▶ [Task to complete] Exclude images, then output the remaining data verbatim.

▶ [Supplied data]
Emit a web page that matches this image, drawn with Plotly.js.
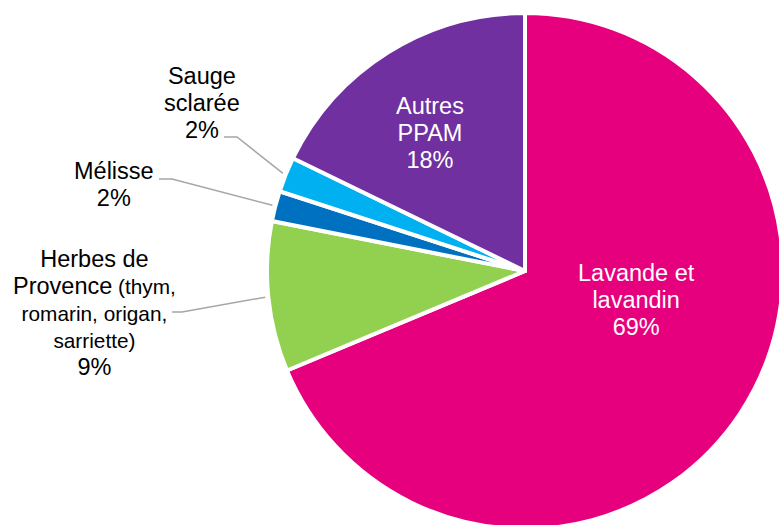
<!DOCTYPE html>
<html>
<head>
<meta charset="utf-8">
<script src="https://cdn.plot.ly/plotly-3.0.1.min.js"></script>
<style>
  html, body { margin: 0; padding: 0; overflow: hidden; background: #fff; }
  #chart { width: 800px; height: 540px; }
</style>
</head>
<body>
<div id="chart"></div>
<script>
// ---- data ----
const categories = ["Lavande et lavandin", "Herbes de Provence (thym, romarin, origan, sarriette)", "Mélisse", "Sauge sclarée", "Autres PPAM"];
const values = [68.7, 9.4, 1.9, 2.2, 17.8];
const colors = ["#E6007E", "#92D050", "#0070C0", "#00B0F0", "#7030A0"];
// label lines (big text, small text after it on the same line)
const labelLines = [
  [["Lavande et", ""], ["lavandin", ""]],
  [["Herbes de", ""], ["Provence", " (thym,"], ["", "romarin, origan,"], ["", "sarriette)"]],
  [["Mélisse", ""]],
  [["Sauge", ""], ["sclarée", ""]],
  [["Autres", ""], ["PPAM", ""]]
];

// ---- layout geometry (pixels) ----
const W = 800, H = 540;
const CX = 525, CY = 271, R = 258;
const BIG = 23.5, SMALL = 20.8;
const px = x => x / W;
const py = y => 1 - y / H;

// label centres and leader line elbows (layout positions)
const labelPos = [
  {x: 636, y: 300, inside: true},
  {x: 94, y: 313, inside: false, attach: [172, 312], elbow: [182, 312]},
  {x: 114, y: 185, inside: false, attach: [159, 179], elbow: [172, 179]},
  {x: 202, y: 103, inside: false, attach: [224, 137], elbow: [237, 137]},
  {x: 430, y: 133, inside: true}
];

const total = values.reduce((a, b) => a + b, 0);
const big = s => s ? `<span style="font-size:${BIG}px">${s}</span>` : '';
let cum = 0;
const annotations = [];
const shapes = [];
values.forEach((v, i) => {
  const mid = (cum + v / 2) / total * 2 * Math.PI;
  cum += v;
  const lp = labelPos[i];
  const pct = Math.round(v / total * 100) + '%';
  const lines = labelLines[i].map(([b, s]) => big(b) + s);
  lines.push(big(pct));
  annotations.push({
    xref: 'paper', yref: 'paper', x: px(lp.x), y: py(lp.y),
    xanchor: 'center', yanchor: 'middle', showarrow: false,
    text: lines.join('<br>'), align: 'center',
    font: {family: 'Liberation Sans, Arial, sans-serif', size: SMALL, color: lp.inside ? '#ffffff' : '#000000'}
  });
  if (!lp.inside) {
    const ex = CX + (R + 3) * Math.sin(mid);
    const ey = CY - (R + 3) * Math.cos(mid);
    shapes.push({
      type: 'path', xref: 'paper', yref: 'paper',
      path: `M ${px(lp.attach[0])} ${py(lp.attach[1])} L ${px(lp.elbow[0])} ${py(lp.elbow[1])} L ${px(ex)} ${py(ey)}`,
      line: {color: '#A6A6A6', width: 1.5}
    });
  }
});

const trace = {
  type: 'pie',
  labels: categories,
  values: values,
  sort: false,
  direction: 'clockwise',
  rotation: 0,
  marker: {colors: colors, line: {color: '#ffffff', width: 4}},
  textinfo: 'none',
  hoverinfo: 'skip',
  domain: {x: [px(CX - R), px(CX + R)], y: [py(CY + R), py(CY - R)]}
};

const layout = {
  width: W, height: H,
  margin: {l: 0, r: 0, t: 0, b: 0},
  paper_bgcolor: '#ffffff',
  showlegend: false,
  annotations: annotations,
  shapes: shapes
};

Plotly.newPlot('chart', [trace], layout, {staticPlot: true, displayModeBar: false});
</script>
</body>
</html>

▶ [Final result]
Emit a web page that matches this image, drawn with Plotly.js.
<!DOCTYPE html>
<html>
<head>
<meta charset="utf-8">
<script src="https://cdn.plot.ly/plotly-3.0.1.min.js"></script>
<style>
  html, body { margin: 0; padding: 0; overflow: hidden; background: #fff; }
  #chart { width: 800px; height: 540px; }
</style>
</head>
<body>
<div id="chart"></div>
<script>
// ---- data ----
const categories = ["Lavande et lavandin", "Herbes de Provence (thym, romarin, origan, sarriette)", "Mélisse", "Sauge sclarée", "Autres PPAM"];
const values = [68.7, 9.4, 1.9, 2.2, 17.8];
const colors = ["#E6007E", "#92D050", "#0070C0", "#00B0F0", "#7030A0"];
// label lines (big text, small text after it on the same line)
const labelLines = [
  [["Lavande et", ""], ["lavandin", ""]],
  [["Herbes de", ""], ["Provence", " (thym,"], ["", "romarin, origan,"], ["", "sarriette)"]],
  [["Mélisse", ""]],
  [["Sauge", ""], ["sclarée", ""]],
  [["Autres", ""], ["PPAM", ""]]
];

// ---- layout geometry (pixels) ----
const W = 800, H = 540;
const CX = 525, CY = 271, R = 258;
const BIG = 23.5, SMALL = 20.8;
const px = x => x / W;
const py = y => 1 - y / H;

// label centres and leader line elbows (layout positions)
const labelPos = [
  {x: 636, y: 300, inside: true},
  {x: 94, y: 313, inside: false, attach: [172, 312], elbow: [182, 312]},
  {x: 114, y: 185, inside: false, attach: [159, 179], elbow: [172, 179]},
  {x: 202, y: 103, inside: false, attach: [224, 137], elbow: [237, 137]},
  {x: 430, y: 133, inside: true}
];

const total = values.reduce((a, b) => a + b, 0);
const big = s => s ? `<span style="font-size:${BIG}px">${s}</span>` : '';
let cum = 0;
const annotations = [];
const shapes = [];
values.forEach((v, i) => {
  const mid = (cum + v / 2) / total * 2 * Math.PI;
  cum += v;
  const lp = labelPos[i];
  const pct = Math.round(v / total * 100) + '%';
  const lines = labelLines[i].map(([b, s]) => big(b) + s);
  lines.push(big(pct));
  annotations.push({
    xref: 'paper', yref: 'paper', x: px(lp.x), y: py(lp.y),
    xanchor: 'center', yanchor: 'middle', showarrow: false,
    text: lines.join('<br>'), align: 'center',
    font: {family: 'Liberation Sans, Arial, sans-serif', size: SMALL, color: lp.inside ? '#ffffff' : '#000000'}
  });
  if (!lp.inside) {
    const ex = CX + (R + 3) * Math.sin(mid);
    const ey = CY - (R + 3) * Math.cos(mid);
    shapes.push({
      type: 'path', xref: 'paper', yref: 'paper',
      path: `M ${px(lp.attach[0])} ${py(lp.attach[1])} L ${px(lp.elbow[0])} ${py(lp.elbow[1])} L ${px(ex)} ${py(ey)}`,
      line: {color: '#A6A6A6', width: 1.5}
    });
  }
});

const trace = {
  type: 'pie',
  labels: categories,
  values: values,
  sort: false,
  direction: 'clockwise',
  rotation: 0,
  marker: {colors: colors, line: {color: '#ffffff', width: 4}},
  textinfo: 'none',
  hoverinfo: 'skip',
  domain: {x: [px(CX - R), px(CX + R)], y: [py(CY + R), py(CY - R)]}
};

const layout = {
  width: W, height: H,
  margin: {l: 0, r: 0, t: 0, b: 0},
  paper_bgcolor: '#ffffff',
  showlegend: false,
  annotations: annotations,
  shapes: shapes
};

Plotly.newPlot('chart', [trace], layout, {staticPlot: true, displayModeBar: false});
</script>
</body>
</html>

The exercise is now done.